Clear as a volcanic-ash plume on a smog-ridden day.
Zuri soaked this in as if replaying it in her brain, then eventually said, “It’ll be good for us to discuss expectations of others and how to minimize them.”
Oh, my expectations for others were already fucking low, but I was more than happy to listen to tips on how to continue to lower them.
“Macie, how about you?” Zuri asked, and my eyes immediately went to her.
Macie Hutchins. The only other senior-to-be besides me in our group. She sat across from me, and like she had since my freshman year, caught my attention just by existing. She had an unassuming beauty to her that I liked: long dark chestnut hair, curves I appreciated in those hip-hugging jeans, and a flat stomach that peeked out from the hem of a white tank top. She had on a cropped, crocheted, summer sweater that kept her from breaking the school’s insipid no-bare-shoulders policy. She had the face of an angel—high cheekbones, smooth skin with a summer tan, and freckles around the bridge of her nose as though the sun loved her so much it gave her a kiss.
She’d entranced me from the first time I saw her in Spanish I class our freshman year, but I never once approached her. We lived in two different worlds. While we inhabited that area of town where the line between rich and poor wavered and could change from one side of the street to the other, she stuck with her rich friends, and I stuck with the people I knew had my back on the streets. Life worked better that way.

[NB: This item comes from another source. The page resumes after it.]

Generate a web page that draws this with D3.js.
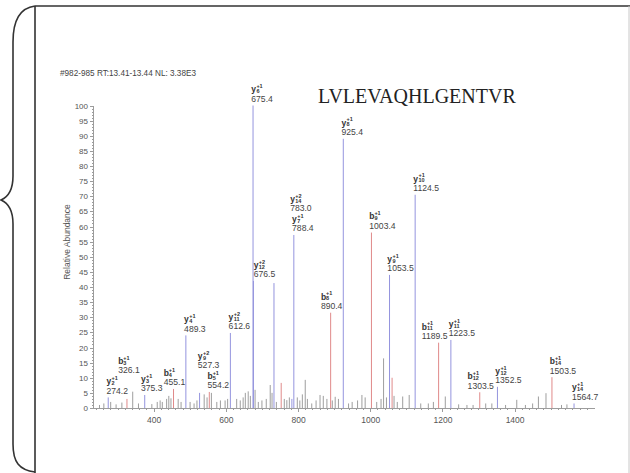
<!DOCTYPE html>
<meta charset="utf-8">
<style>
body { margin: 0; background: #fff; }
svg text { font-family: 'Liberation Sans', Arial, sans-serif; }
.axis path, .axis line { fill: none; stroke: #9c9c9c; stroke-width: 1px; shape-rendering: crispEdges; }
.axis text { fill: #555; font-size: 8px; }
.minor text { display: none; }
.frame { fill: none; stroke: #333; stroke-width: 1.6px; }
.lab text { fill: #333; }
</style>
<svg width="630" height="473"></svg>
<script src="https://d3js.org/d3.v7.min.js"></script>
<script>
// annotated fragment ions (m/z order)
var ionSeries = ["y","b","y","b","y","y","b","y","y","y","y","y","b","y","b","y","y","b","y","b","y","b","y"];
var ionNo     = [2, 3, 3, 4, 4, 9, 5, 11, 6, 12, 14, 7, 8, 8, 9, 9, 10, 11, 11, 12, 12, 14, 14];
var ionCharge = [1, 1, 1, 1, 1, 2, 1, 2, 1, 2, 2, 1, 1, 1, 1, 1, 1, 1, 1, 1, 1, 1, 1];
var ionMz     = [274.2, 326.1, 375.3, 455.1, 489.3, 527.3, 554.2, 612.6, 675.4, 676.5, 783.0, 788.4,
                 890.4, 925.4, 1003.4, 1053.5, 1124.5, 1189.5, 1223.5, 1303.5, 1352.5, 1503.5, 1564.7];
var ionInt    = [3.5, 3.0, 4.3, 6.3, 24, 5.0, 5.3, 24.8, 100, 42, 3.0, 57.2,
                 31.5, 89, 58, 44, 70.5, 21.6, 22.5, 5.2, 7.0, 10.2, 1.5];

// other peaks (no label); type "y"/"b" are coloured, "n" plain
var otherMz   = [250, 262, 281, 296, 312, 342, 358, 395, 410, 418, 424, 436, 442, 448, 468, 476, 501, 512,
                 520, 540, 548, 560, 575, 585, 598, 605, 630, 640, 648, 654, 662, 668, 681, 690, 700, 712,
                 723, 728, 733.4, 740, 753.4, 762, 769, 776, 798, 805, 812, 820, 826, 838, 850, 861, 870, 880,
                 895, 903, 912, 940, 950, 965, 977, 986, 1018, 1030, 1037, 1045, 1060.6, 1066, 1075, 1090,
                 1108, 1140, 1161, 1175, 1208, 1245, 1268, 1285, 1320, 1337, 1375, 1406, 1430, 1450, 1466,
                 1487, 1530, 1545];
var otherInt  = [1.0, 1.5, 2.0, 1.2, 1.8, 5.4, 1.5, 1.3, 2.0, 2.5, 2.0, 3.0, 4.0, 3.2, 3.0, 2.0, 2.0, 1.5,
                 2.5, 4.5, 3.5, 5.0, 2.0, 2.5, 2.5, 3.0, 3.0, 2.5, 3.5, 5.0, 5.5, 4.0, 6.0, 2.0, 2.5, 3.0,
                 7.6, 5.0, 41.3, 2.0, 8.3, 3.0, 2.6, 3.5, 3.5, 2.5, 4.5, 9.3, 3.0, 1.5, 2.5, 4.3, 4.0, 3.0,
                 2.5, 3.7, 3.0, 1.5, 2.0, 2.5, 4.3, 3.5, 2.0, 3.0, 16.4, 3.5, 10.0, 4.0, 2.0, 3.8,
                 4.3, 1.5, 1.5, 2.0, 3.8, 1.2, 1.0, 1.0, 1.5, 1.5, 1.0, 2.7, 1.0, 1.5, 3.8,
                 4.9, 1.0, 1.2];
var otherType = otherMz.map(function(m) { return m === 733.4 ? "y" : (m === 753.4 || m === 1060.6) ? "b" : "n"; });

var xTicks = [400, 600, 800, 1000, 1200, 1400];
var yTicks = d3.range(0, 101, 5);

var header = "#982-985 RT:13.41-13.44 NL: 3.38E3";
var peptide = "LVLEVAQHLGENTVR";

var svg = d3.select("svg");
var color = {y: "#9494de", b: "#e08a8a", n: "#747474"};
var labH = 18.5;

var x = d3.scaleLinear().domain([232, 1620]).range([93, 594]);
var y = d3.scaleLinear().domain([0, 100]).range([408, 105.5]);

// frame and brace
svg.append("path").attr("class", "frame")
    .attr("d", "M35,6 L630,6 M35,6 L35,473");
svg.append("line").attr("x1", 629).attr("x2", 629).attr("y1", 6).attr("y2", 473)
    .attr("stroke", "#c8c8c8").attr("stroke-width", 1);
svg.append("path").attr("class", "frame")
    .attr("d", "M35,6 C19,8 13,22 13,42 L13,176 C13,190 8,197 1,200 C8,203 13,210 13,224 L13,444 C13,462 19,470 35,472");

// axes
svg.append("g").attr("class", "axis minor")
    .attr("transform", "translate(93,0)")
    .call(d3.axisLeft(y).tickValues(d3.range(0, 101, 1)).tickSize(1.5).tickSizeOuter(0));
svg.append("g").attr("class", "axis")
    .attr("transform", "translate(93,0)")
    .call(d3.axisLeft(y).tickValues(yTicks).tickSize(3).tickPadding(2).tickSizeOuter(0));
svg.append("g").attr("class", "axis minor")
    .attr("transform", "translate(0,408)")
    .call(d3.axisBottom(x).tickValues(d3.range(240, 1620, 20)).tickSize(2).tickSizeOuter(0));
svg.append("g").attr("class", "axis")
    .attr("transform", "translate(0,408)")
    .call(d3.axisBottom(x).tickValues(xTicks).tickFormat(d3.format("d"))
      .tickSize(3.5).tickPadding(5).tickSizeOuter(0))
    .selectAll("text").style("font-size", "8.5px");

svg.append("text")
    .attr("transform", "translate(70,242) rotate(-90)")
    .attr("text-anchor", "middle")
    .style("font-size", "8.5px").style("fill", "#555")
    .text("Relative Abundance");

svg.append("text").attr("x", 60).attr("y", 76)
    .style("font-size", "8.2px").style("fill", "#444")
    .text(header);

svg.append("text").attr("x", 318).attr("y", 103)
    .style("font-family", "'Liberation Serif', 'Times New Roman', serif")
    .style("font-size", "20px").style("fill", "#222")
    .text(peptide);

// peaks
var others = otherMz.map(function(m, i) { return {mz: m, v: otherInt[i], t: otherType[i]}; });
var ions = ionMz.map(function(m, i) {
  return {mz: m, v: ionInt[i], t: ionSeries[i], n: ionNo[i], z: ionCharge[i]};
});
var peaks = others.filter(function(d) { return d.t === "n"; })
    .concat(others.filter(function(d) { return d.t !== "n"; }))
    .concat(ions);

svg.append("g").selectAll("line")
    .data(peaks)
  .enter().append("line")
    .attr("x1", function(d) { return x(d.mz); })
    .attr("x2", function(d) { return x(d.mz); })
    .attr("y1", y(0))
    .attr("y2", function(d) { return y(d.v); })
    .attr("stroke", function(d) { return color[d.t]; })
    .attr("stroke-width", function(d) { return d.t === "n" ? 0.7 : 1; });

// ion labels: ion name with stacked charge/number, m/z below
var lab = svg.append("g").attr("class", "lab").selectAll("g")
    .data(ions)
  .enter().append("g");
var ion = lab.append("text").attr("x", 0).attr("y", -9.6)
    .style("font-size", "8.5px").style("font-weight", "bold");
ion.append("tspan").text(function(d) { return d.t; });
ion.append("tspan").attr("x", 5.1).attr("y", -13.8).style("font-size", "5.5px")
    .text(function(d) { return "+" + d.z; });
ion.append("tspan").attr("x", 5.1).attr("y", -8.8).style("font-size", "5.5px")
    .text(function(d) { return d.n; });
lab.append("text").attr("class", "mz").attr("x", 0).attr("y", 0)
    .style("font-size", "8.6px").style("fill", "#444")
    .text(function(d) { return d.mz.toFixed(1); });

lab.each(function(d) { d.w = d3.select(this).select(".mz").node().getComputedTextLength(); });

// place labels: tallest first, above own peak, shift sideways or up to avoid overlaps
var placed = [];
function fits(d, L, b) {
  var x0 = L - 0.5, x1 = L + d.w + 0.5, y0 = b - labH, y1 = b + 1.5;
  for (var i = 0; i < placed.length; i++) {
    var p = placed[i];
    if (x0 < p.x1 && x1 > p.x0 && y0 < p.y1 && y1 > p.y0) return false;
  }
  for (var j = 0; j < ions.length; j++) {
    var o = ions[j];
    if (o === d) continue;
    var lx = x(o.mz);
    if (lx > x0 && lx < x1 && y(o.v) < y1) return false;
  }
  return true;
}
ions.slice().sort(function(a, b) { return b.v - a.v; }).forEach(function(d) {
  var px = x(d.mz), pref = px - 2;
  var cands = d3.range(px - d.w / 2 - 8, px + 2.01, 0.5)
      .sort(function(a, c) { return Math.abs(a - pref) - Math.abs(c - pref); });
  for (var b = y(d.v) - 3.5; b > 20; b -= 1) {
    for (var k = 0; k < cands.length; k++) {
      if (fits(d, cands[k], b)) {
        d.L = cands[k]; d.b = b;
        placed.push({x0: d.L - 0.5, x1: d.L + d.w + 0.5, y0: b - labH, y1: b + 1.5});
        return;
      }
    }
  }
});
lab.attr("transform", function(d) { return "translate(" + d.L + "," + d.b + ")"; });
</script>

Macie had the group’s attention, though I doubted her current popularity had anything to do with her beauty or her well-known straight-A brains.
Even if mystery shrouded the other group members’ reasons for being here, everyone knew why Macie was here. She’d been carjacked a few months back after leaving at the third quarter of a basketball game being held at our school. She took a bullet, andthe thief left her for dead, bleeding out on the street. The story was all over the news for weeks, and the gossip around school still hadn’t died down. If any of us needed therapy, it was Macie, and it sucked we were the ones she was stuck with.